Why does an investor invest in an equity mutual fund? The primary reason obviously is that he does not want to deal with the hassles of investing in the stock market directly and hence lets "investment expert" i.e. the mutual fund to take the necessary steps.

But there are some problems with this approach. Are mutual funds really "investment experts"? Any investor is an expert only if he constantly gives greater returns than the market.

To explain, the Sensex in the last one year has given a return of 32.74 per cent. For an investor to be labeled as an expert, he would have to generate returns greater than those generated by the Sensex.

Now as far as mutual funds are concerned as per the regulations governing the industry each mutual fund needs to have a benchmark index (such as Sensex). A mutual fund is deemed to have done well when it is successful in generating returns greater than its benchmark index.

This regulation has been put in place to help investors to figure out whether a mutual fund has done well because of the investment abilities of its fund managers or the prevailing market conditions.

Evidence coming out of the mutual fund industry as far as beating benchmarks is concerned isn't really convincing. Burton G Malkiel in his all time classic, A Random Walk Down Wall Street, explains that in the United States, in the entire thirty-year period from 1973 to 2003 "two-third of the funds proved inferior to the market as a whole".

The situation in the last twenty years has been even worse, with more than 85 per cent of the fund managers giving lesser returns than the S&P 500 index, the most broadbased index in the US.
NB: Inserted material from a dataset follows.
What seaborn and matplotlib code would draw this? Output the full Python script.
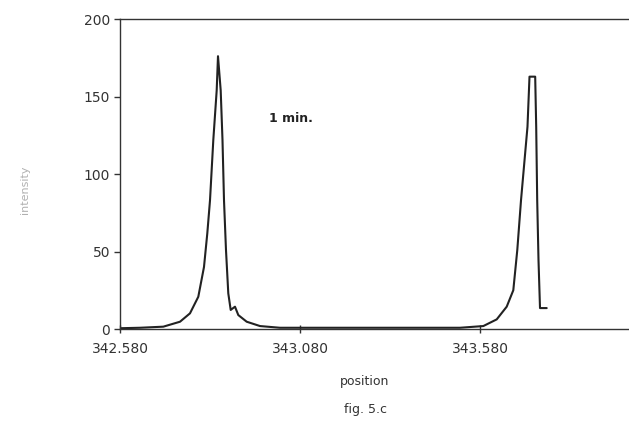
import matplotlib
matplotlib.use("Agg")
import matplotlib.pyplot as plt
import seaborn as sns
import pandas as pd

# Data (position vs intensity)
position = [342.5800, 342.6356, 342.7003, 342.7467, 342.7744, 342.7975, 342.8133,
            342.8225, 342.8300, 342.8392, 342.8486, 342.8522, 342.8597, 342.8647,
            342.8689, 342.8744, 342.8808, 342.8875, 342.8994, 342.9086, 342.9319,
            342.9689, 343.0244, 343.0800, 343.3578, 343.5244,
            343.5892, 343.6264, 343.6542, 343.6725, 343.6836, 343.6939, 343.7119,
            343.7175, 343.7333, 343.7361, 343.7389, 343.7425, 343.7467, 343.7653]
intensity = [0.5, 0.8, 1.5, 4.7, 10.1, 20.8, 40.0,
             61.7, 83.0, 122.0, 154.0, 176.0, 154.0, 122.0,
             83.0, 51.0, 23.0, 12.3, 14.4, 9.0, 4.7,
             1.9, 0.8, 0.8, 0.8, 0.8,
             1.9, 6.2, 14.4, 25.0, 51.0, 83.0, 130.5,
             162.8, 162.8, 130.5, 83.0, 44.5, 13.5, 13.5]

x_ticks = [342.580, 343.080, 343.580]
x_tick_labels = ["342.580", "343.080", "343.580"]
y_ticks = [0, 50, 100, 150, 200]
y_tick_labels = ["0", "50", "100", "150", "200"]

sns.set_style("white")
plt.rcParams['font.family'] = ['DejaVu Sans']

df = pd.DataFrame({"position": position, "intensity": intensity})

fig = plt.figure(figsize=(6.29, 4.23), dpi=100)
ax = fig.add_axes([120/629, 1 - 329/423, 1 - 120/629, (329 - 19)/423])

sns.lineplot(data=df, x="position", y="intensity", ax=ax, color="#222222",
             linewidth=1.5, sort=False)

ax.set_xlim(342.580, 342.580 + 509/360)
ax.set_ylim(0, 200)
ax.set_xticks(x_ticks)
ax.set_xticklabels(x_tick_labels)
ax.set_yticks(y_ticks)
ax.set_yticklabels(y_tick_labels)

for s in ["left", "bottom", "top"]:
    ax.spines[s].set_visible(True)
    ax.spines[s].set_color("#333333")
    ax.spines[s].set_linewidth(1.0)
ax.spines["right"].set_visible(False)

ax.tick_params(axis="y", direction="out", length=4, width=1, color="#333333",
               labelsize=10, labelcolor="#333333", pad=3, left=True)
ax.tick_params(axis="x", direction="inout", length=6, width=1, color="#333333",
               labelsize=10, labelcolor="#333333", pad=6, bottom=True)

ax.set_xlabel("position", fontsize=9, color="#333333")
ax.xaxis.set_label_coords((365 - 120) / 509, -(375 - 329) / 310)
ax.set_ylabel("")
fig.text(25/629, 1 - 190/423, "intensity", rotation=90, fontsize=8,
         color="#b0b0b0", ha="center", va="center")
fig.text(365/629, 1 - 409/423, "fig. 5.c", fontsize=9, color="#333333",
         ha="center", va="center")
ax.text(342.580 + (291 - 120)/360, (329 - 118)/1.55, "1 min.", fontsize=9,
        fontweight="bold", color="#222222", ha="center", va="center")

fig.savefig("out.png", dpi=100)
The situation in India is not as bad. In the last one year, almost 50 per cent of the funds failed to beat their benchmarks and that has largely been the case even in previous years.

Investors usually decide on the scheme to invest in by looking at their past performance. But past performance isn't really a guarantee for future performance.

In fact most schemes which appear in the top 10 list of one year, are not in the list the next year. So the point is "how does an investor figure out in advacne which scheme will perform well in the years to come". Well actually he can't.

So what is the way out? The way out is to invest in Index Funds and ensure that you at least get the market rate of return. Index fund is  a mutual fund which invests money in stocks that are a part of a stock market index like Sensex, in the same proportion as their proportion in the index.

This concept of index funds evolved in the United States. Over the years, as fund managers found it difficult to beat the performance of their benchmark indices, they started buying stocks that made their benchmarks in the same proportion.

This inspired John Boggle to start a fund called Vanguard 500, which was an index fund based on the S&P 500 index. Over the years, the concept of investing in index funds has really caught on in the US.

In India, hardly any investor invests in index funds. Having said that, investing in index funds, remains the safest way of investing in the stock markets. One, you are not dependant on the performance of the fund manager. These days many good fund managers leave one mutual fund, to join other. In such cases, it has been found, that the performance of the schemes they have been running suffers.

Two, you don't have to go through a list of 200 odd equtiy funds to figure out which fund to invest in.

Three, you are always assured of the market rate of return.

And four, you don't need to keep track of how well your investments are performing.